А еще она пела. Круппа и Визбора, Городницкого и Ланцберга. Пела то, что в клубе никто больше не пел. Ее гитара и ее голос были не для сцены - для костра, для друзей, но так, как она - никто больше. И так, как она в походе - никто больше. А в походе, на катамаране - рассказы из истории архитектуры, тихие песни у костра и взгляд... Как будто в прошлое... Где было что-то, что никто не знал и никто не мог к этому прикоснуться, как говорит Дима. Права не имел.
Где-то бродит среди нас история о том, как Паштетская (Паштет) встречала клубный Новый год на подножке товарняка - опоздала на электричку и ввалилась заснеженная и промерзшая до костей в домик, где все ее уже перестали ждать.
Летние походы, водные пятерки и шестерки в женской команде, воспоминания о них в течение всего года, подготовка к следующим, бег по кольцу.
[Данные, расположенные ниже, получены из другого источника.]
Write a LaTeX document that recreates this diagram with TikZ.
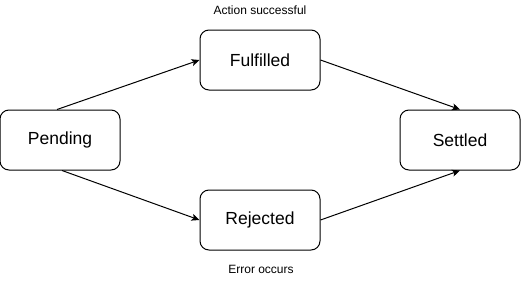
\documentclass[tikz,border=0pt]{standalone}
\usepackage{fontspec}
\setmainfont{Liberation Sans}
\usetikzlibrary{arrows.meta}

\tikzstyle{state}=[draw,rectangle,rounded corners=9pt,line width=1pt,
                   minimum width=120pt,minimum height=60pt,font=\fontsize{17.5}{20}\selectfont]
\tikzstyle{note}=[font=\fontsize{12}{14}\selectfont]
\tikzstyle{flow}=[line width=1pt,-{Stealth[length=8pt,width=7pt,inset=2pt]}]

\begin{document}
\begin{tikzpicture}[x=1pt,y=-1pt]
  \useasboundingbox (0,0) rectangle (521,281);
  % states
  \node[state] (pend) at (60,140) {Pending};
  \node[state] (ful)  at (260,60) {Fulfilled};
  \node[state] (rej)  at (260,220) {Rejected};
  \node[state] (set)  at (460,140) {Settled};

  % transition notes
  \node[note] (ok)  at (260,10) {Action successful};
  \node[note] (err) at (261,269) {Error occurs};

  \draw[flow] ([xshift=-3pt]pend.north) -- (ful.west);
  \draw[flow] ([xshift=2pt]pend.south) -- (rej.west);
  \draw[flow] (ful.east) -- (set.north);
  \draw[flow] (rej.east) -- (set.south);
\end{tikzpicture}
\end{document}
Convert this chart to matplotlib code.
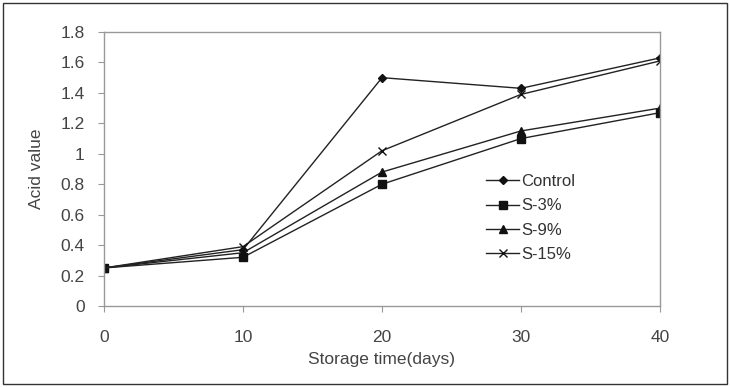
import matplotlib
matplotlib.use("Agg")
import matplotlib.pyplot as plt

days = [0, 10, 20, 30, 40]
control = [0.25, 0.37, 1.50, 1.43, 1.63]
s3 = [0.25, 0.32, 0.80, 1.10, 1.27]
s9 = [0.25, 0.35, 0.88, 1.15, 1.30]
s15 = [0.25, 0.39, 1.02, 1.39, 1.61]
labels = ["Control", "S-3%", "S-9%", "S-15%"]
yticks = [0, 0.2, 0.4, 0.6, 0.8, 1, 1.2, 1.4, 1.6, 1.8]
ytick_labels = ["0", "0.2", "0.4", "0.6", "0.8", "1", "1.2", "1.4", "1.6", "1.8"]

plt.rcParams['font.family'] = ['Liberation Sans', 'DejaVu Sans']
fig = plt.figure(figsize=(7.3, 3.87), dpi=100)
W, H = 730, 387
ax = fig.add_axes([104 / W, 1 - 306 / H, (660 - 104) / W, (306 - 32) / H])

# outer frame
fig.patches.append(plt.Rectangle((3 / W, 3 / H), 724 / W, 381 / H, transform=fig.transFigure,
                                 fill=False, edgecolor='#333333', linewidth=1.0))

styles = [('D', 4.5), ('s', 5.5), ('^', 5.5), ('x', 6)]
for data, lab, (m, ms) in zip([control, s3, s9, s15], labels, styles):
    ax.plot(days, data, color='#222222', linewidth=1.0, marker=m, markersize=ms,
            markeredgecolor='#111111', markerfacecolor='#111111', markeredgewidth=1.0,
            label=lab)

ax.set_xlim(0, 40)
ax.set_ylim(0, 1.8)
ax.set_xticks(days)
ax.set_yticks(yticks)
ax.set_yticklabels(ytick_labels)
for s in ax.spines.values():
    s.set_color('#999999')
    s.set_linewidth(1.0)
ax.tick_params(axis='both', colors='#999999', labelcolor='#444444', labelsize=12.5, length=4)
ax.tick_params(axis='x', pad=13)
ax.tick_params(axis='y', pad=10)
ax.set_xlabel("Storage time(days)", fontsize=12.5, color='#444444', labelpad=5)
ax.set_ylabel("Acid value", fontsize=12.5, color='#444444', labelpad=12)

leg = ax.legend(loc='upper left', bbox_to_anchor=(0.675, 0.505), frameon=False, fontsize=12,
                handlelength=2.0, handletextpad=0.1, labelspacing=0.55, borderaxespad=0)
for t in leg.get_texts():
    t.set_color('#333333')

fig.savefig("out.png", dpi=100)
За чем? Куда? К кому и к чему?
Дома - толстые тетради стихов и песен. Вязальная машинка. Идеальный порядок в маленькой комнате в коммуналке.
За внешней бравадой - душа художника, а во главе жизненного угла - романтическая Любовь, которой отдается все, до конца...
В историю ушла замечательная повесть о том, как Пашковская с Никитосом, работая в одном КБ на заводе Ленина, разработали уникальный биатлонный мостик для спартакиады студентов России (или Союза?). Мостик стоит до сих пор. А Никитоса уже нет. А Ирка? Где она бродит? Что делает? На кого обижается?